Raspberry, Fig and Almond Upside-Down Cake
Prep Time: 20 minutes
Total Time: 1 hour and 15 minutes
Yield: makes 8 to 10 servings
1/2 cup plus 3/4 cup unsalted butter, room temperature
3/4 cup light brown sugar
8 large figs, halved lengthwise
1/2 cup (about 3 ounces) raspberries
3/4 cup sugar
3 large eggs
1/2 cup sour cream
1 teaspoon finely grated lemon zest
1/2 teaspoon vanilla extract
1/2 teaspoon almond extract
1 1/4 cups all-purpose flour
1/2 cup almond flour
1 teaspoon baking powder
1/2 teaspoon baking soda
1/2 teaspoon salt
Preheat the oven to 325 degrees. Butter a 9-inch springform pan. Line the bottom with parchment and butter the parchment. Tightly wrap the bottom of the pan with foil.
Melt the 1/2 cup butter and the light brown sugar together in a saucepan over medium heat until the sugar is dissolved, whisking to combine. Pour the mixture into the springform pan and spread it evenly. Arrange the figs, cut-side down, in a circular pattern in the sugar-butter mixture and place the raspberries in the gaps.
Cream the 3/4 cup butter and the sugar in a mixer with a paddle attachment until light and fluffy, about 3 minutes.
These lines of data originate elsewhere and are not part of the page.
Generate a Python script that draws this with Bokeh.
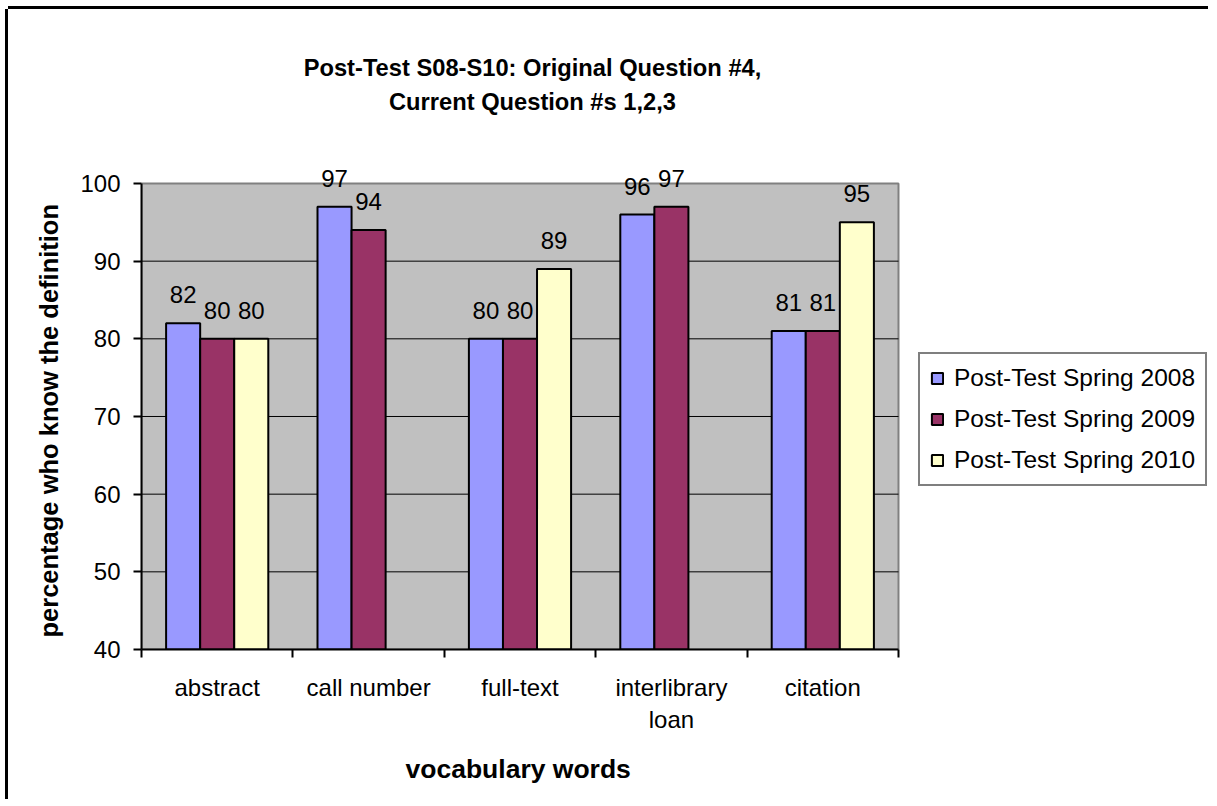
from bokeh.plotting import figure
from bokeh.models import (Range1d, FixedTicker, LabelSet, Label, Legend, LegendItem,
                          ColumnDataSource, Title)
from bokeh.core.properties import value
from bokeh.embed import file_html
from bokeh.resources import INLINE

categories = ["abstract", "call number", "full-text", "interlibrary\nloan", "citation"]
series_names = ["Post-Test Spring 2008", "Post-Test Spring 2009", "Post-Test Spring 2010"]
spring_2008 = [82, 97, 80, 96, 81]
spring_2009 = [80, 94, 80, 97, 81]
spring_2010 = [80, None, 89, None, 95]
colors = ["#9999FF", "#993366", "#FFFFCC"]
y_ticks = [40, 50, 60, 70, 80, 90, 100]
grid_ticks = [50, 60, 70, 80, 90]
title_lines = ["Post-Test S08-S10: Original Question #4,", "Current Question #s 1,2,3"]
x_label = "vocabulary words"
y_label = "percentage who know the definition"

FONT = "Liberation Sans"
BAR_W = 0.225
N = len(categories)
Y_MIN, Y_MAX = 40, 100
Y_TOP = 118.41   # room above the plot area for the title
X_END = 7.0476   # room right of the plot area for the legend

p = figure(width=1200, height=790, output_backend="svg", toolbar_location=None,
           x_range=Range1d(0, X_END), y_range=Range1d(Y_MIN, Y_TOP),
           min_border_left=133, min_border_top=31, min_border_right=0,
           min_border_bottom=150,
           background_fill_color="white", border_fill_color="white",
           outline_line_color=None)
p.styles = {"position": "relative", "left": "8px", "top": "9px",
            "margin-bottom": "-14px", "background-color": "white",
            "box-shadow": "-3px 0px 0px 0px black, 0px -3px 0px 0px black"}

# gray plot area
p.quad(left=[0], right=[N], bottom=[Y_MIN], top=[Y_MAX],
       fill_color="#C0C0C0", line_color="#808080", line_width=2, level="image")
# grid lines inside the plot area
p.segment(x0=[0] * len(grid_ticks), x1=[N] * len(grid_ticks), y0=grid_ticks, y1=grid_ticks,
          line_color="black", line_width=1, level="image")
p.xgrid.visible = False
p.ygrid.visible = False

renderers = []
for k, (vals, col) in enumerate(zip([spring_2008, spring_2009, spring_2010], colors)):
    xs, ys = [], []
    for i, v in enumerate(vals):
        if v is None:
            continue
        xs.append(i + 0.5 + (k - 1) * BAR_W)
        ys.append(v)
    src = ColumnDataSource(dict(x=xs, top=ys, txt=[str(v) for v in ys]))
    r = p.vbar(x="x", top="top", bottom=Y_MIN, width=BAR_W, source=src,
               fill_color=col, line_color="black", line_width=2)
    renderers.append(r)
    lbl = LabelSet(x="x", y="top", text="txt", source=src, y_offset=20,
                   text_align="center", text_baseline="alphabetic",
                   text_font=value(FONT), text_font_size="24px", text_color="black")
    p.add_layout(lbl)

# x axis
xa = p.xaxis[0]
xa.bounds = (0, N)
xa.ticker = FixedTicker(ticks=[i + 0.5 for i in range(N)], minor_ticks=list(range(N + 1)))
xa.major_label_overrides = {i + 0.5: c for i, c in enumerate(categories)}
xa.major_tick_line_color = None
xa.minor_tick_line_color = "black"
xa.minor_tick_line_width = 2
xa.minor_tick_out = 8
xa.minor_tick_in = 0
xa.axis_line_color = "black"
xa.axis_line_width = 2
xa.major_label_text_font = FONT
xa.major_label_text_font_size = "24px"
xa.major_label_text_color = "black"
xa.major_label_standoff = 16

# y axis
ya = p.yaxis[0]
ya.ticker = FixedTicker(ticks=y_ticks, minor_ticks=[])
ya.bounds = (Y_MIN, Y_MAX)
ya.major_tick_out = 8
ya.major_tick_in = 0
ya.major_tick_line_width = 2
ya.major_tick_line_color = "black"
ya.axis_line_color = "black"
ya.axis_line_width = 2
ya.major_label_text_font = FONT
ya.major_label_text_font_size = "24px"
ya.major_label_text_color = "black"
ya.major_label_standoff = 13

# axis titles
p.add_layout(Title(text=y_label, align="left", offset=12, standoff=30,
                   text_font=FONT, text_font_size="25.5px", text_font_style="bold",
                   text_color="black"), "left")
p.add_layout(Title(text=x_label, align="left", offset=264, standoff=32,
                   text_font=FONT, text_font_size="26.5px", text_font_style="bold",
                   text_color="black"), "below")

# chart title
title_y = [582, 548]
for line, ty in zip(title_lines, title_y):
    p.add_layout(Label(x=391, y=ty, x_units="screen", y_units="screen",
                       text=line, text_align="center", text_baseline="alphabetic",
                       text_font=FONT, text_font_size="23.7px", text_font_style="bold",
                       text_color="black"))

legend = Legend(items=[LegendItem(label=n, renderers=[r]) for n, r in zip(series_names, renderers)],
                location=(777, 163), orientation="vertical",
                glyph_width=14, glyph_height=14, label_standoff=10,
                label_text_font=FONT, label_text_font_size="24.5px",
                label_text_color="black", label_height=28, spacing=13,
                padding=10, margin=0,
                border_line_color="black", border_line_width=2,
                background_fill_color="white", background_fill_alpha=1)
p.add_layout(legend)

open("out.html", "w").write(file_html(p, INLINE))
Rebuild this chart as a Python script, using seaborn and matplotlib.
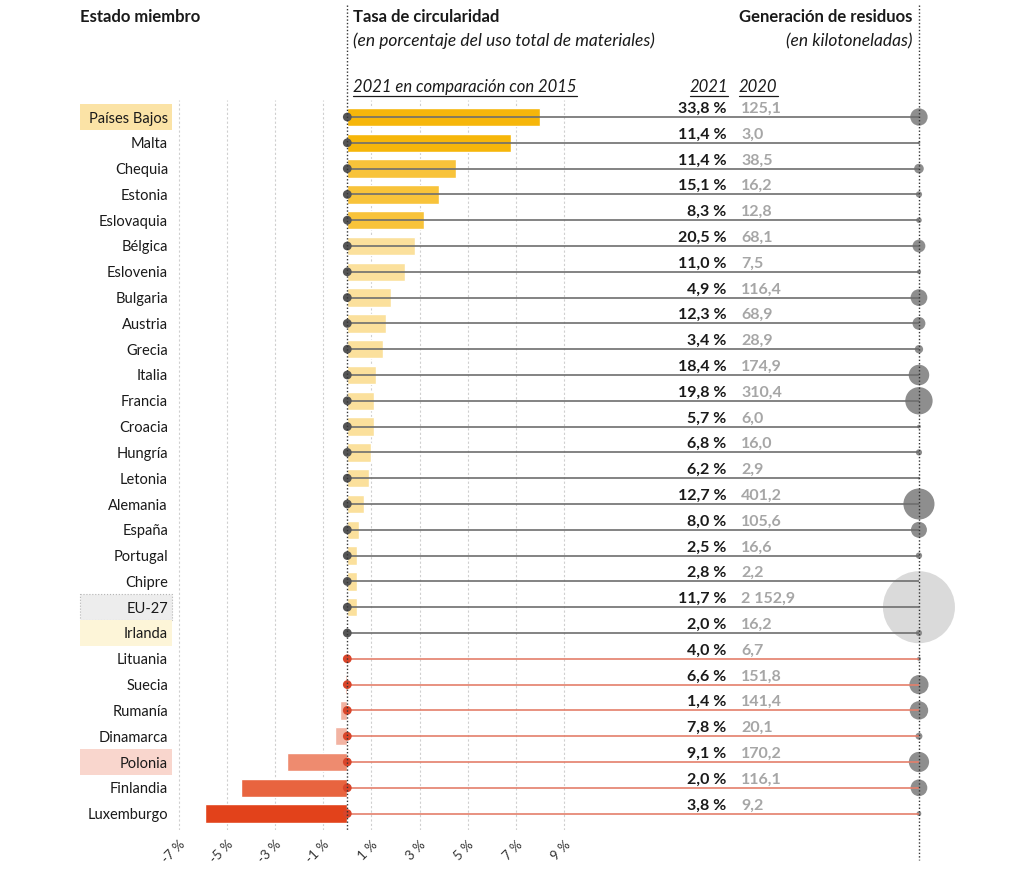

Add the eggs one at a time, beating well after each addition. Whisk the sour cream, lemon zest, vanilla and almond extract in the batter. Whisk the flours, baking powder, baking soda and salt in a separate bowl. Add to the batter, mixing just to combine.
Pour the batter over the fruit and smooth it with a spatula. Transfer to the oven and bake until a toothpick inserted in the center comes out clean, 40 to 45 minutes. Cool the cake on a rack for 10 minutes, then release the sides of the pan and invert the cake onto a plate. Serve slightly warm or at room temperature with whipped cream.